Well, after over 15 yrs. of no bike riding, I felt guilty with my sportbike motorcycle obsession that was getting me no exercise and picked up a bike again. I got out on my old late-80s Centurion Ironman Master Dave Scott, but found out that I am more out of shape than I figured. I thought, at 53 yrs. old and 145 lbs., that I wouldn't be THAT out of shape, but even short rides that included any long, gradual hills left me in pain. The bike was also a little short and cramped, so I got to reading and researching on the internet and at a couple of LBS.


Test rode several bikes, mostly relaxed geometry ones, including Felt Z35, Look 566, Cannondale Synapse Carbon, Cannondale CAAD 9-5, and a Trek Madone (forgot which one). The relaxed geo and carbon ones felt the best for what I wanted to do and the Synapse just felt the most right. But couldn't find a new Synapse Carbon in stock in my size anywhere locally. 

Did some homework and interviews...took a wild swing on Ebay....not for the faint of heart.
Ended up with a nice deal on this '09 Synapse Carbon 3 with Dura Ace / Ultegra for less than a new bike with lesser components. The bike is sweet, smooth, and fits what I need...I got lucky. I'm pumped to ride and try to get out whenever I've got an hour, or four. I still suck, but am improving every day.

Oh...and this website rules for information!

**


----------



## cyclust (Sep 8, 2004)

Yes my freind, you do suck. There's no sense in trying to become any better. Save yourself a lot of pain and just pack the bike back up and send it to me.


----------



## Erion929 (Jun 10, 2010)

Yes, my calves are in pain....shoot me an address! And a cashier's check  


**


----------



## Erion929 (Jun 10, 2010)

Changed out the bar tape for my first time ever....well, actually, taped OVER the previous tape since it was still good and I wanted to try out a thicker bar feel. Final result feels real good to my hands...looks better, too.


----------



## cyclust (Sep 8, 2004)

Sweet. Very sweet!! It definitely looks better with the white bar tape, though it will take a bit of scrubbing now and then to keep it looking good. Hurry up and wear out those tires, so you can pu on a set of red ones, or black with a red stripe!


----------



## Erion929 (Jun 10, 2010)

cyclust said:


> Sweet. Very sweet!! It definitely looks better with the white bar tape, though it will take a bit of scrubbing now and then to keep it looking good. Hurry up and wear out those tires, so you can pu on a set of red ones, or black with a red stripe!

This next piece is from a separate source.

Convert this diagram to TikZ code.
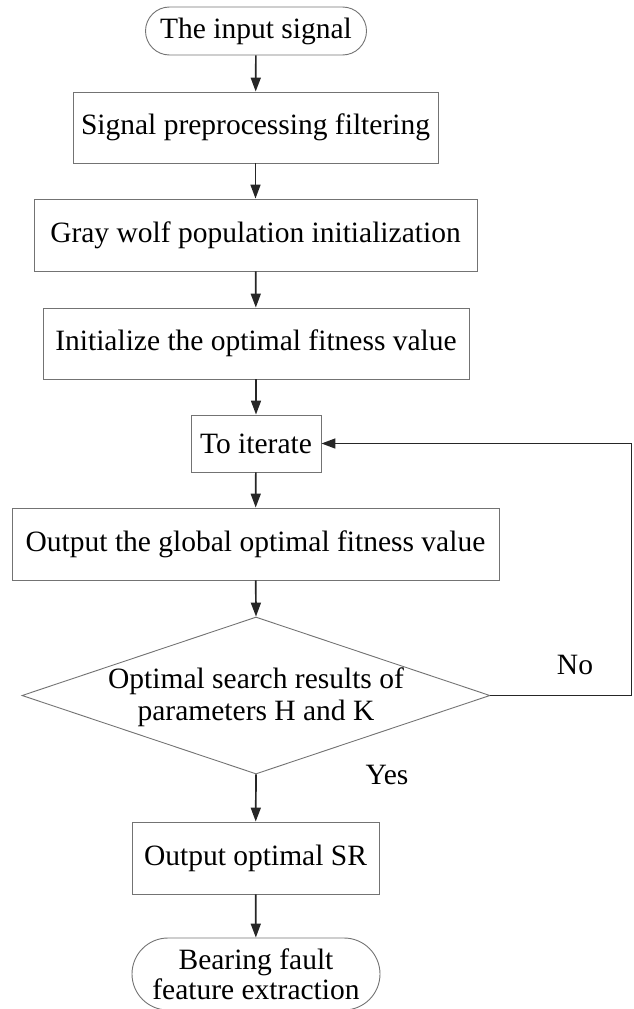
\documentclass[tikz,border=0pt]{standalone}
\usepackage{fontspec}
\setmainfont{Liberation Serif}
\usetikzlibrary{arrows.meta,shapes.geometric,shapes.misc}
\begin{document}
\begin{tikzpicture}[x=1pt,y=-1pt,
  every node/.style={font=\fontsize{29.5}{31}\selectfont, inner sep=0pt},
  procbox/.style={draw=black!55, line width=0.9pt, rectangle},
  termbox/.style={draw=black!55, line width=0.9pt, rounded rectangle},
  decbox/.style={draw=black!55, line width=0.9pt, diamond, minimum width=468pt, minimum height=157pt},
  flow/.style={draw=black!85, line width=1.7pt, -{Triangle[length=14pt,width=10pt]}},
  loopline/.style={draw=black!85, line width=1.7pt}
]
\useasboundingbox (0,0) rectangle (633,1009);

\node[termbox, minimum width=221pt, minimum height=48pt] (start) at (256,31) {The input signal};
\node[procbox, minimum width=365pt, minimum height=71pt] (n1) at (255.5,127.5) {Signal preprocessing filtering};
\node[procbox, minimum width=443pt, minimum height=72pt] (n2) at (255.5,235) {Gray wolf population initialization};
\node[procbox, minimum width=426pt, minimum height=71pt] (n3) at (256,343.5) {Initialize the optimal fitness value};
\node[procbox, minimum width=130pt, minimum height=57pt] (n4) at (256,443.5) {To iterate};
\node[procbox, minimum width=487pt, minimum height=72pt] (n5) at (255.5,544) {Output the global optimal fitness value};
\node[decbox] (d) at (256,695.5) {};
\node[align=center, font=\fontsize{29.5}{32}\selectfont] (dt) at (256,697) {Optimal search results of\\parameters H and K};
\node[procbox, minimum width=247pt, minimum height=72pt] (n6) at (255.5,858) {Output optimal SR};
\node[termbox, minimum width=248pt, minimum height=72pt, align=center, font=\fontsize{29.5}{30}\selectfont] (end) at (256,974) {Bearing fault\\feature extraction};

\node (no) at (575,665) {No};
\node (yes) at (387,775) {Yes};

\draw[flow] (start) -- (n1);
\draw[flow] (n1) -- (n2);
\draw[flow] (n2) -- (n3);
\draw[flow] (n3) -- (n4);
\draw[flow] (n4) -- (n5);
\draw[flow] (n5) -- (d.north);
\draw[flow] (d.south) -- (n6);
\draw[flow] (n6) -- (end);
\draw[flow] (d.east) -- ++(141,0) |- (n4.east);
\end{tikzpicture}
\end{document}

Heh, I've been researching and so far have the Michelin Krylion Black/Red in mind when the time comes.  

**


----------



## hypercycler (Aug 6, 2010)

Congrats! I just picked up a Synapse Carbon 3 this weekend too! Feeling your joy


----------



## robm90 (Aug 5, 2010)

Your bike is beautiful. I love the paint scheme and it looks very clean with the white bar tape. I just bought a 2007 synapse 1 used and can't wait to receive it. Yours looks faster with the 3 tone paint job.


----------